While world-wide attention was given to the many Katrina horror stories that took place in the Superdome and Morial Convention Center in New Orleans, little notice was taken of a very different story that occurred in the Cajundome of Lafayette, also filled with a multitude the storm displaced.
The Cajundome, in fact, had to cope with a double whammy when days after Katrina struck, Hurricane Rita pummeled the western Louisiana coast sending yet more refugees to the facility.
The staff of the Cajundome and volunteers, many of them descendants of the refugees of the Acadian Diaspora of 1755, on the whole welcomed the 21st century refugees with empathy, kindness, efficiency, and ingenuity. This is the story that Ann B. Dobie tells in her lucid, well-written, and moving chronicle of the 58 days in 2005 during which the Cajundome was used as a shelter.

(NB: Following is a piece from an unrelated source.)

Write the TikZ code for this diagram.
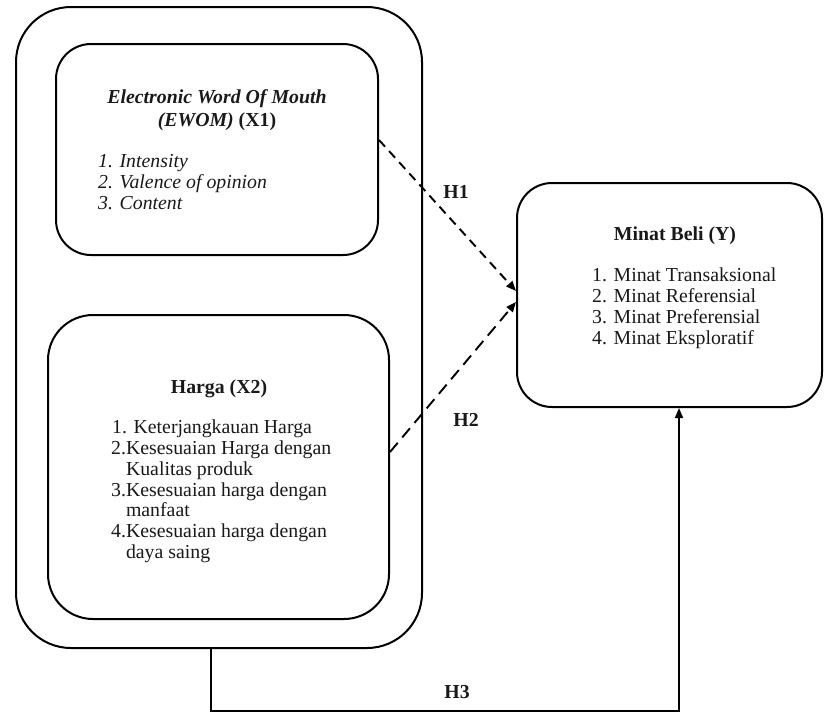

There are villains also in this story, but the overwhelming emphasis of the book is on the success of the effort to provide shelter and comfort to those made homeless by the two disasters, when the Cajundome staff and the many volunteers treated those fleeing the storms more like guests than intruders.
There is much to be learned from this book. It should be required reading for all those involved in disaster planning. The book also amply illustrates the qualities of the people of Acadian Louisiana who have long made it a good and human place to live. I recommend this book very highly.